▶ **Aim of the exercise**
In your copy, reproduce the entries exactly as they are, minus the images.

(Rows from a dataset of charts and code)
## Begin
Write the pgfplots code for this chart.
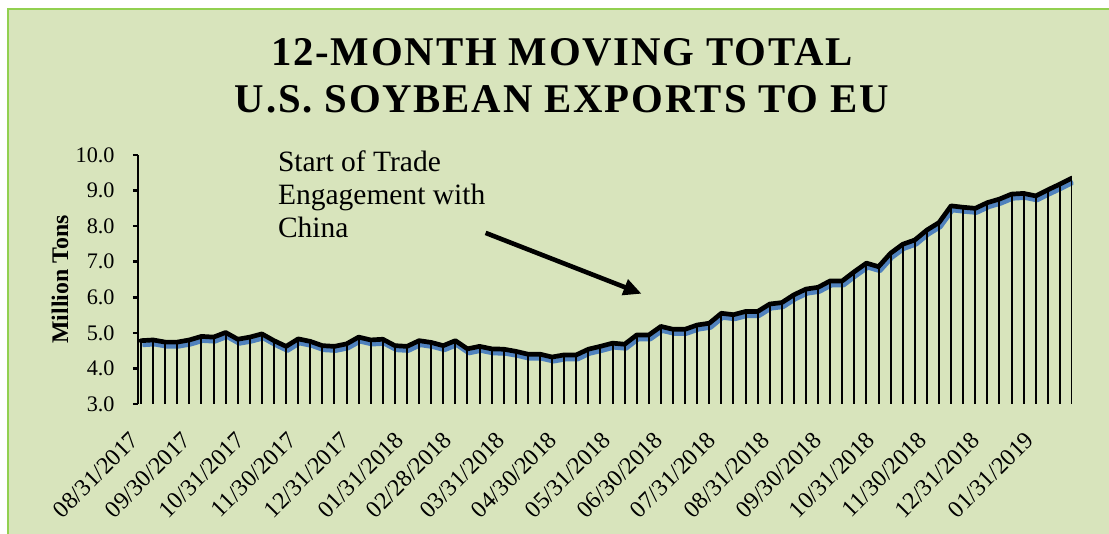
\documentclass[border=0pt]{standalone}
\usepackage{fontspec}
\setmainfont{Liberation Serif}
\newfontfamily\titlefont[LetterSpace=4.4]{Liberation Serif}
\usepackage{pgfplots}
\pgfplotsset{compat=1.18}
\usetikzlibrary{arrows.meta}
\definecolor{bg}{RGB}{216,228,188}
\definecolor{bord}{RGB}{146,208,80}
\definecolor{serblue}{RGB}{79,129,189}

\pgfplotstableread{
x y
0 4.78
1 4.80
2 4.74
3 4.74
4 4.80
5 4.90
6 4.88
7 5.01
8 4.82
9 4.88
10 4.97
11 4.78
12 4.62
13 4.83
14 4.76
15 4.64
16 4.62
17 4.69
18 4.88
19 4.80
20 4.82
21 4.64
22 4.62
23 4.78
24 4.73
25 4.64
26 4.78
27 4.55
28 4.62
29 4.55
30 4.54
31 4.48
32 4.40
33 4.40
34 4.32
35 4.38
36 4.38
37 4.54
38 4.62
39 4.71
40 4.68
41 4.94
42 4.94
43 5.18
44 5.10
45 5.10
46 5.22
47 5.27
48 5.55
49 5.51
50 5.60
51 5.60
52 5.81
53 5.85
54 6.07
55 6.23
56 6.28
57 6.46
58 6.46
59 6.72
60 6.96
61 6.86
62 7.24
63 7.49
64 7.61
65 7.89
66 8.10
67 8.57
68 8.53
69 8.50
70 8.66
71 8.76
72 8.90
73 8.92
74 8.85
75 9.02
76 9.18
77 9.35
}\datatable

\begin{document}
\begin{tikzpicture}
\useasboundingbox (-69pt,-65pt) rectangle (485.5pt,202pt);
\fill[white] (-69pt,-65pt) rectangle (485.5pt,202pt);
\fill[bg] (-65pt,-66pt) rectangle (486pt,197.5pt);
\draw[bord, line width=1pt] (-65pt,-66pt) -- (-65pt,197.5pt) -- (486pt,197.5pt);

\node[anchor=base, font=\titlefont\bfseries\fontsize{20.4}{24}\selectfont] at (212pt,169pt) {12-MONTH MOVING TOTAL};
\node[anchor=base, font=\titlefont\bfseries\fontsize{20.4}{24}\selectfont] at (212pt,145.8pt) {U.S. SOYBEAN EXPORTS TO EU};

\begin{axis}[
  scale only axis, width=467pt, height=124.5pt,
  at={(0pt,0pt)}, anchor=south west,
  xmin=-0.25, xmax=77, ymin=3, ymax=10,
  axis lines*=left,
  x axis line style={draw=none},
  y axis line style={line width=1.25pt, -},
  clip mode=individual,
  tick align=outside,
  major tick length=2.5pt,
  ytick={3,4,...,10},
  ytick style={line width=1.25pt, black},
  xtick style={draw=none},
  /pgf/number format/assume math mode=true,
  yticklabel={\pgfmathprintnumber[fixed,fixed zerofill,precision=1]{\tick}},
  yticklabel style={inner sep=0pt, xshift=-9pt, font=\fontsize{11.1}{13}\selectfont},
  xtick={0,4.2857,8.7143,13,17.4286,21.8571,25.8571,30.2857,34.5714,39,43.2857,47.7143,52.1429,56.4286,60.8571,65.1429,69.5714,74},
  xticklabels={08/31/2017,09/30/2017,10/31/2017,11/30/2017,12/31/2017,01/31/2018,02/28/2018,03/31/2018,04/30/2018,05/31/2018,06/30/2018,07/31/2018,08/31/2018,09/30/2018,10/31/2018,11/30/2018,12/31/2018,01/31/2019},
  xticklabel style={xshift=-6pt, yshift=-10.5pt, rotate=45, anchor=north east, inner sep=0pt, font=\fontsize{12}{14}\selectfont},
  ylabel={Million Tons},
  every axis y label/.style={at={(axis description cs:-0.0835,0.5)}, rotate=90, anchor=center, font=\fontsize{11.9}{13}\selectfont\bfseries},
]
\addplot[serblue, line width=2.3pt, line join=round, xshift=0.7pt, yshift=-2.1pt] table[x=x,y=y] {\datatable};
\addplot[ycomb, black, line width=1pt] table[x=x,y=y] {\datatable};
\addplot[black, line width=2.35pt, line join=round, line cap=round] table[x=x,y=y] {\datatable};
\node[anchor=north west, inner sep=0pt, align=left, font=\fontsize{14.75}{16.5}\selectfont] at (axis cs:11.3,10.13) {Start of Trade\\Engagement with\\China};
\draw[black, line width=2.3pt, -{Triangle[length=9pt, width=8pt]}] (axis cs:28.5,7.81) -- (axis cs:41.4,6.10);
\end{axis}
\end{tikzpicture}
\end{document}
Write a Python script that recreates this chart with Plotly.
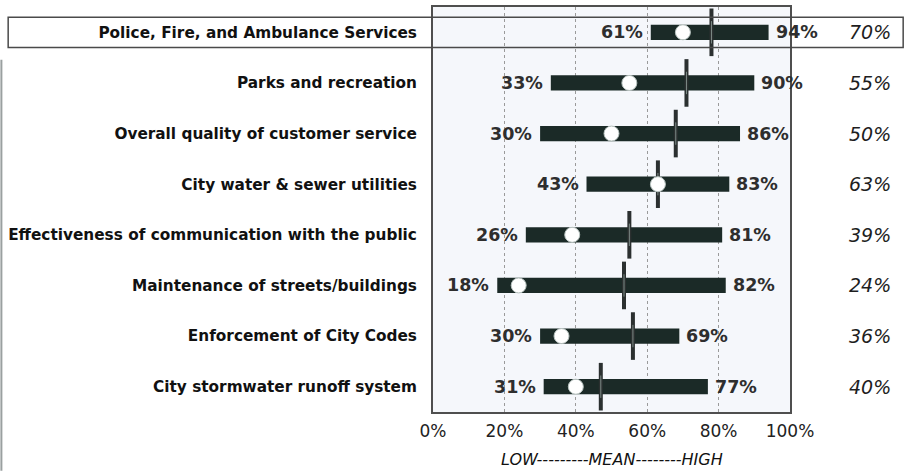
## End
▶ **Task solution**
Write the pgfplots code for this chart.
\documentclass[border=0pt]{standalone}
\usepackage{fontspec}
\setmainfont{Liberation Serif}
\newfontfamily\titlefont[LetterSpace=4.4]{Liberation Serif}
\usepackage{pgfplots}
\pgfplotsset{compat=1.18}
\usetikzlibrary{arrows.meta}
\definecolor{bg}{RGB}{216,228,188}
\definecolor{bord}{RGB}{146,208,80}
\definecolor{serblue}{RGB}{79,129,189}

\pgfplotstableread{
x y
0 4.78
1 4.80
2 4.74
3 4.74
4 4.80
5 4.90
6 4.88
7 5.01
8 4.82
9 4.88
10 4.97
11 4.78
12 4.62
13 4.83
14 4.76
15 4.64
16 4.62
17 4.69
18 4.88
19 4.80
20 4.82
21 4.64
22 4.62
23 4.78
24 4.73
25 4.64
26 4.78
27 4.55
28 4.62
29 4.55
30 4.54
31 4.48
32 4.40
33 4.40
34 4.32
35 4.38
36 4.38
37 4.54
38 4.62
39 4.71
40 4.68
41 4.94
42 4.94
43 5.18
44 5.10
45 5.10
46 5.22
47 5.27
48 5.55
49 5.51
50 5.60
51 5.60
52 5.81
53 5.85
54 6.07
55 6.23
56 6.28
57 6.46
58 6.46
59 6.72
60 6.96
61 6.86
62 7.24
63 7.49
64 7.61
65 7.89
66 8.10
67 8.57
68 8.53
69 8.50
70 8.66
71 8.76
72 8.90
73 8.92
74 8.85
75 9.02
76 9.18
77 9.35
}\datatable

\begin{document}
\begin{tikzpicture}
\useasboundingbox (-69pt,-65pt) rectangle (485.5pt,202pt);
\fill[white] (-69pt,-65pt) rectangle (485.5pt,202pt);
\fill[bg] (-65pt,-66pt) rectangle (486pt,197.5pt);
\draw[bord, line width=1pt] (-65pt,-66pt) -- (-65pt,197.5pt) -- (486pt,197.5pt);

\node[anchor=base, font=\titlefont\bfseries\fontsize{20.4}{24}\selectfont] at (212pt,169pt) {12-MONTH MOVING TOTAL};
\node[anchor=base, font=\titlefont\bfseries\fontsize{20.4}{24}\selectfont] at (212pt,145.8pt) {U.S. SOYBEAN EXPORTS TO EU};

\begin{axis}[
  scale only axis, width=467pt, height=124.5pt,
  at={(0pt,0pt)}, anchor=south west,
  xmin=-0.25, xmax=77, ymin=3, ymax=10,
  axis lines*=left,
  x axis line style={draw=none},
  y axis line style={line width=1.25pt, -},
  clip mode=individual,
  tick align=outside,
  major tick length=2.5pt,
  ytick={3,4,...,10},
  ytick style={line width=1.25pt, black},
  xtick style={draw=none},
  /pgf/number format/assume math mode=true,
  yticklabel={\pgfmathprintnumber[fixed,fixed zerofill,precision=1]{\tick}},
  yticklabel style={inner sep=0pt, xshift=-9pt, font=\fontsize{11.1}{13}\selectfont},
  xtick={0,4.2857,8.7143,13,17.4286,21.8571,25.8571,30.2857,34.5714,39,43.2857,47.7143,52.1429,56.4286,60.8571,65.1429,69.5714,74},
  xticklabels={08/31/2017,09/30/2017,10/31/2017,11/30/2017,12/31/2017,01/31/2018,02/28/2018,03/31/2018,04/30/2018,05/31/2018,06/30/2018,07/31/2018,08/31/2018,09/30/2018,10/31/2018,11/30/2018,12/31/2018,01/31/2019},
  xticklabel style={xshift=-6pt, yshift=-10.5pt, rotate=45, anchor=north east, inner sep=0pt, font=\fontsize{12}{14}\selectfont},
  ylabel={Million Tons},
  every axis y label/.style={at={(axis description cs:-0.0835,0.5)}, rotate=90, anchor=center, font=\fontsize{11.9}{13}\selectfont\bfseries},
]
\addplot[serblue, line width=2.3pt, line join=round, xshift=0.7pt, yshift=-2.1pt] table[x=x,y=y] {\datatable};
\addplot[ycomb, black, line width=1pt] table[x=x,y=y] {\datatable};
\addplot[black, line width=2.35pt, line join=round, line cap=round] table[x=x,y=y] {\datatable};
\node[anchor=north west, inner sep=0pt, align=left, font=\fontsize{14.75}{16.5}\selectfont] at (axis cs:11.3,10.13) {Start of Trade\\Engagement with\\China};
\draw[black, line width=2.3pt, -{Triangle[length=9pt, width=8pt]}] (axis cs:28.5,7.81) -- (axis cs:41.4,6.10);
\end{axis}
\end{tikzpicture}
\end{document}
Write a Python script that recreates this chart with Plotly.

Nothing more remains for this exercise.